» TASK PROMPT
Begin with the first line and repeat exactly through the line containing "0.295, 0.273, 0.273]"; leave every image out.
[START INFORMATION SUPPLIED]
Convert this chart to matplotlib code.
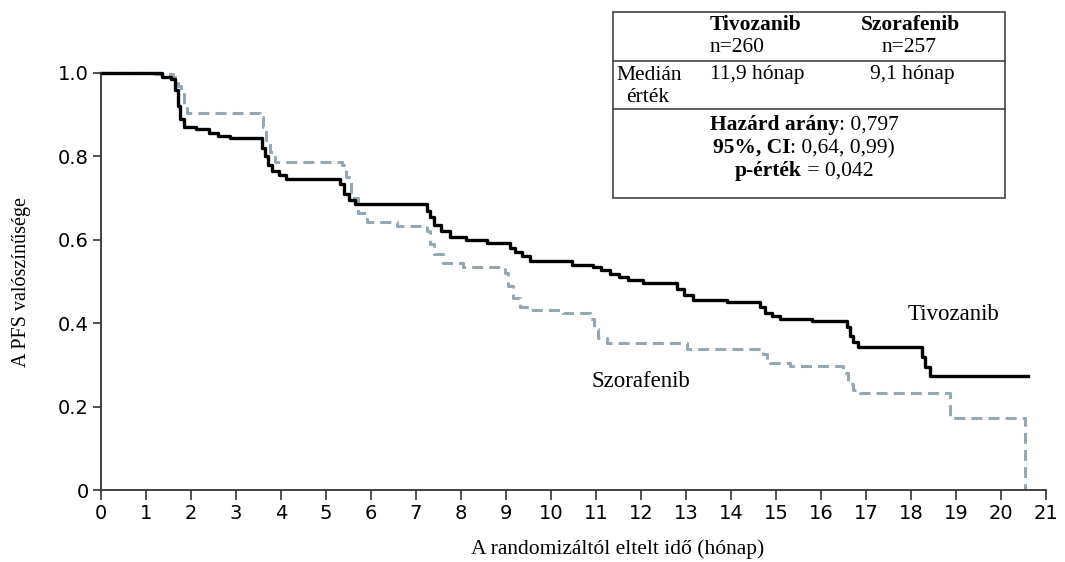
import matplotlib
matplotlib.use("Agg")
import matplotlib.pyplot as plt
from matplotlib.patches import Rectangle
from matplotlib.lines import Line2D

# Tivozanib (fekete, folytonos)
tivo_t = [0, 1.36, 1.55, 1.65, 1.7, 1.75, 1.85, 2.1, 2.4, 2.6, 2.87, 3.58, 3.65, 3.72, 3.8,
          3.95, 4.1, 5.31, 5.4, 5.5, 5.64, 7.24, 7.3, 7.4, 7.55, 7.76, 8.1, 8.58, 9.09, 9.2,
          9.35, 9.53, 10.47, 10.93, 11.1, 11.3, 11.5, 11.7, 12.04, 12.8, 12.95, 13.16, 13.9,
          14.64, 14.75, 14.9, 15.09, 15.8, 16.57, 16.65, 16.72, 16.83, 18.25, 18.32, 18.42, 20.6]
tivo_s = [1.0, 0.99, 0.985, 0.96, 0.92, 0.89, 0.87, 0.865, 0.855, 0.85, 0.844, 0.82, 0.80, 0.78,
          0.765, 0.755, 0.745, 0.735, 0.71, 0.695, 0.687, 0.67, 0.655, 0.635, 0.62, 0.607, 0.60,
          0.592, 0.58, 0.57, 0.56, 0.55, 0.54, 0.535, 0.527, 0.518, 0.51, 0.503, 0.497, 0.483,
          0.468, 0.456, 0.452, 0.44, 0.425, 0.418, 0.41, 0.405, 0.39, 0.37, 0.355, 0.343, 0.32,
          0.295, 0.273, 0.273]

# Szorafenib (szurke, szaggatott)
sora_t = [0, 1.2, 1.6, 1.7, 1.78, 1.85, 1.92, 3.53, 3.6, 3.67, 3.75, 3.87, 5.36, 5.45, 5.55,
          5.7, 5.9, 6.57, 7.24, 7.3, 7.4, 7.6, 8.04, 8.98, 9.05, 9.15, 9.3, 9.53, 10.27, 10.87,
          10.95, 11.05, 11.24, 13.02, 14.7, 14.8, 14.87, 15.3, 16.49, 16.6, 16.7, 16.87, 18.87,
          20.53]
sora_s = [1.0, 0.997, 0.99, 0.97, 0.95, 0.92, 0.904, 0.895, 0.87, 0.84, 0.81, 0.787, 0.78,
          0.75, 0.70, 0.665, 0.643, 0.633, 0.62, 0.59, 0.565, 0.544, 0.535, 0.52, 0.49, 0.46,
          0.44, 0.432, 0.425, 0.41, 0.385, 0.365, 0.352, 0.338, 0.325, 0.31, 0.304, 0.298, 0.28,
          0.255, 0.24, 0.232, 0.172, 0.0]

x_ticks = list(range(0, 22))
y_ticks = [0, 0.2, 0.4, 0.6, 0.8, 1.0]
y_ticklabels = ["0", "0.2", "0.4", "0.6", "0.8", "1.0"]

W, H = 1065, 562
serif = ["Liberation Serif", "DejaVu Serif"]
gray = "#93a8b4"

fig = plt.figure(figsize=(W / 100, H / 100), dpi=100)
ax = fig.add_axes([101 / W, 1 - 490 / H, (1046 - 101) / W, (490 - 73) / H])

ax.step(sora_t, sora_s, where="post", color=gray, lw=2.2, dashes=(3.6, 2), clip_on=False)
ax.step(tivo_t, tivo_s, where="post", color="black", lw=2.4, clip_on=False)

ax.set_xlim(0, 21)
ax.set_ylim(0, 1.0)
ax.set_xticks(x_ticks)
ax.set_yticks(y_ticks)
ax.set_yticklabels(y_ticklabels)
for lab in ax.get_xticklabels() + ax.get_yticklabels():
    lab.set_family("DejaVu Sans")
    lab.set_fontsize(14)
ax.spines["top"].set_visible(False)
ax.spines["right"].set_visible(False)
for s in ["left", "bottom"]:
    ax.spines[s].set_color("#333333")
    ax.spines[s].set_linewidth(1.3)
ax.tick_params(axis="x", direction="out", length=7, width=1.2, color="#333333", pad=3)
ax.tick_params(axis="y", direction="out", length=6, width=1.2, color="#333333", pad=3)

ax.text(18.95, 0.422, "Tivozanib", family=serif, fontsize=16.5, ha="center", va="center")
ax.text(12.0, 0.261, "Szorafenib", family=serif, fontsize=16.5, ha="center", va="center")

fig.text(618 / W, 1 - 549 / H, "A randomizáltól eltelt idő (hónap)", family=serif,
         fontsize=15.5, ha="center", va="center")
fig.text(22 / W, 1 - 282 / H, "A PFS valószínűsége", family=serif, fontsize=14.5,
         rotation=90, ha="center", va="center")


def fx(x):
    return x / W


def fy(y):
    return 1 - y / H


# tablazat
box = Rectangle((fx(613), fy(198)), fx(1005) - fx(613), fy(12) - fy(198),
                transform=fig.transFigure, fill=False, edgecolor="#444444", lw=1.2)
fig.add_artist(box)
for yy in [61, 109]:
    fig.add_artist(Line2D([fx(613), fx(1005)], [fy(yy), fy(yy)], transform=fig.transFigure,
                          color="#444444", lw=1.2))

fs = 15.5
fig.text(fx(710), fy(25), "Tivozanib", family=serif, weight="bold", fontsize=fs, va="center")
fig.text(fx(710), fy(48), "n=260", family=serif, fontsize=fs, va="center")
fig.text(fx(910), fy(25), "Szorafenib", family=serif, weight="bold", fontsize=fs,
         ha="center", va="center")
fig.text(fx(909), fy(48), "n=257", family=serif, fontsize=fs, ha="center", va="center")
fig.text(fx(649), fy(75), "Medián", family=serif, fontsize=fs, ha="center", va="center")
fig.text(fx(648), fy(98), "érték", family=serif, fontsize=fs, ha="center", va="center")
fig.text(fx(710), fy(75), "11,9 hónap", family=serif, fontsize=fs, va="center")
fig.text(fx(912), fy(75), "9,1 hónap", family=serif, fontsize=fs, ha="center", va="center")

renderer = fig.canvas.get_renderer()


def mixed(cx, cy, bold, normal):
    t1 = fig.text(0, fy(cy), bold, family=serif, weight="bold", fontsize=fs, va="baseline")
    t2 = fig.text(0, fy(cy), normal, family=serif, fontsize=fs, va="baseline")
    w1 = t1.get_window_extent(renderer).width / W
    w2 = t2.get_window_extent(renderer).width / W
    x0 = fx(cx) - (w1 + w2) / 2
    t1.set_x(x0)
    t2.set_x(x0 + w1)


mixed(804, 130, "Hazárd arány", ": 0,797")
mixed(804, 153, "95%, CI", ": 0,64, 0,99)")
mixed(804, 176, "p-érték", " = 0,042")

fig.savefig("out.png", dpi=100)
[END INFORMATION SUPPLIED]
» THE ANSWER
Convert this chart to matplotlib code.
import matplotlib
matplotlib.use("Agg")
import matplotlib.pyplot as plt
from matplotlib.patches import Rectangle
from matplotlib.lines import Line2D

# Tivozanib (fekete, folytonos)
tivo_t = [0, 1.36, 1.55, 1.65, 1.7, 1.75, 1.85, 2.1, 2.4, 2.6, 2.87, 3.58, 3.65, 3.72, 3.8,
          3.95, 4.1, 5.31, 5.4, 5.5, 5.64, 7.24, 7.3, 7.4, 7.55, 7.76, 8.1, 8.58, 9.09, 9.2,
          9.35, 9.53, 10.47, 10.93, 11.1, 11.3, 11.5, 11.7, 12.04, 12.8, 12.95, 13.16, 13.9,
          14.64, 14.75, 14.9, 15.09, 15.8, 16.57, 16.65, 16.72, 16.83, 18.25, 18.32, 18.42, 20.6]
tivo_s = [1.0, 0.99, 0.985, 0.96, 0.92, 0.89, 0.87, 0.865, 0.855, 0.85, 0.844, 0.82, 0.80, 0.78,
          0.765, 0.755, 0.745, 0.735, 0.71, 0.695, 0.687, 0.67, 0.655, 0.635, 0.62, 0.607, 0.60,
          0.592, 0.58, 0.57, 0.56, 0.55, 0.54, 0.535, 0.527, 0.518, 0.51, 0.503, 0.497, 0.483,
          0.468, 0.456, 0.452, 0.44, 0.425, 0.418, 0.41, 0.405, 0.39, 0.37, 0.355, 0.343, 0.32,
          0.295, 0.273, 0.273]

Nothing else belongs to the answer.